I didn't use the expression "collision attack" ever in this thread. I quoted someone else who used that term however (and the context of the whole discussion is clearly related to preimage attacks, not collision attacks).
MD5 is both vulnerable to collision attacks and targeted collision attacks. We can imagine both in the wikileaks case. You are correct that Target collision attacks are more difficult but they have been done in research for many years now[0](2006) and they are showing up in the wild as well[1](2012).
Not at all; look up "md5coll" and "fastcoll", released nearly 10 years ago, could generate a pair of colliding blocks in under an hour. Testing them now on my machine (which is already a few years old) it generated them in under a second(!)
This has been used to create executables that behave differently but that's because they can inspect themselves; on the other hand I think generating two .zip files with the same hash but different (valid) contents would be rather more difficult, but it's probably still quite feasible today.
You're ignoring half of my post (on purpose?): Now generate the collisions matching file sizes. Even that "under a second" concept relies in tiny files.

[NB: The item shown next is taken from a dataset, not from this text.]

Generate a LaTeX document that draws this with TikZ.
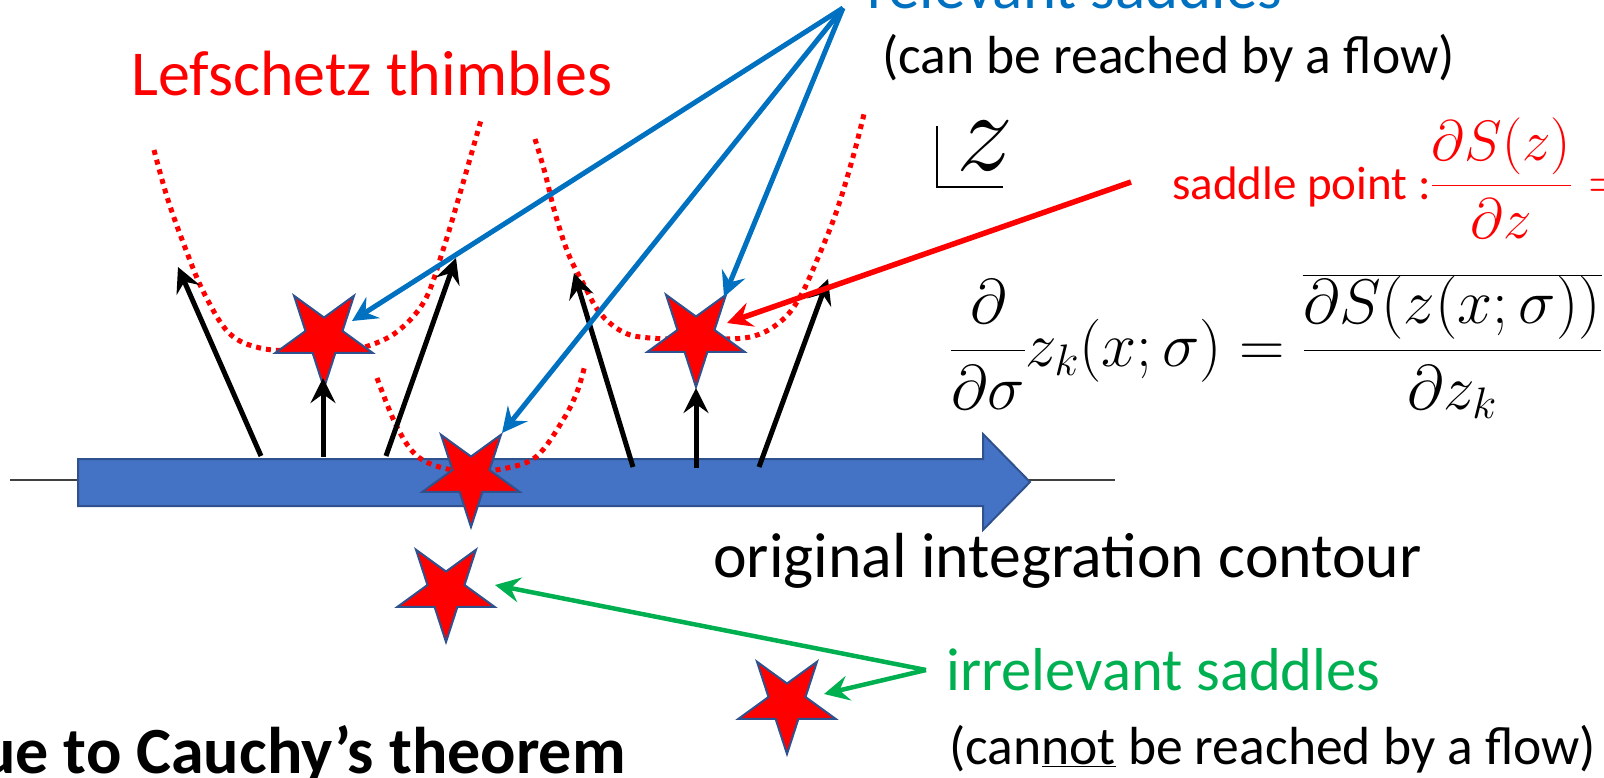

As files get larger matching both the MD5 and file size becomes more costly.
That's a point I've always wondered about.
Given that most (all?) md5 collisions consist of appending or prepending data, how much more difficult would it be if you encode the size as well.
Surely the difficulty is much more. And then add the fact that it has to be semantically/syntactically similar enough to fool whatever ingests it...
They should definitely not being using MD5 for anything. Even if the people in this thread saying that finding MD5 collisions is hard were correct, and they aren't, why take the risk? The performance benefits aren't large for MD5 over competing hash functions that don't have know systemic weaknesses and MD5 attacks will only get better.
Use SHA256, SHA-3 or MD6 (I like MD6, others may disagree. Disclaimer I worked on proving the differential resistance of MD6).
Collision resistance is more interesting when hashes are used in cryptographic protocols and large amounts of data can be captured, seen and analyzed.
I can't think of a purpose where a collision of a non-malicious sample with a malicious file can be used by an attacker (let alone the same attacker). In addition, there are lots of historical threat data (tactical intelligence) that is based on md5sums. Newer tools support newer checksums, but will more than likely just increase the types of checksums supported, and not deprecate them.
Checksums are less and less useful when the malware can be configured, recompiled and re-assembled for a particular target. There are some good discussions on HN more fuzzy detection techniques that can't be evaded by changing inert parts of the payload, but that is orthogonal to using stronger checksums. Indicator of Compromise data including md5sums can be useful for general security, but because a determined attacker will mutate the files it is better suited to more commodity malware.
Because it would be very hard to find a collision of a file that behaves exactly like a ZipFile.
To make a collision work, you would need to inject the payload into the program, and find a specific blob to put into the zip file, that once compressed and hashed would cause a collision. This isn't computationally efficient.
I am not familiar with zip file format, but if zip files allow comments or other meta-data (in uncompressed form) then it is an easier path. I suspect even file-names could be an opportunity.
Too shame that they're using so much of money, which is basically tax money of Mongolian people, on surveillance tool when Mongolians living their like hell. shame on them.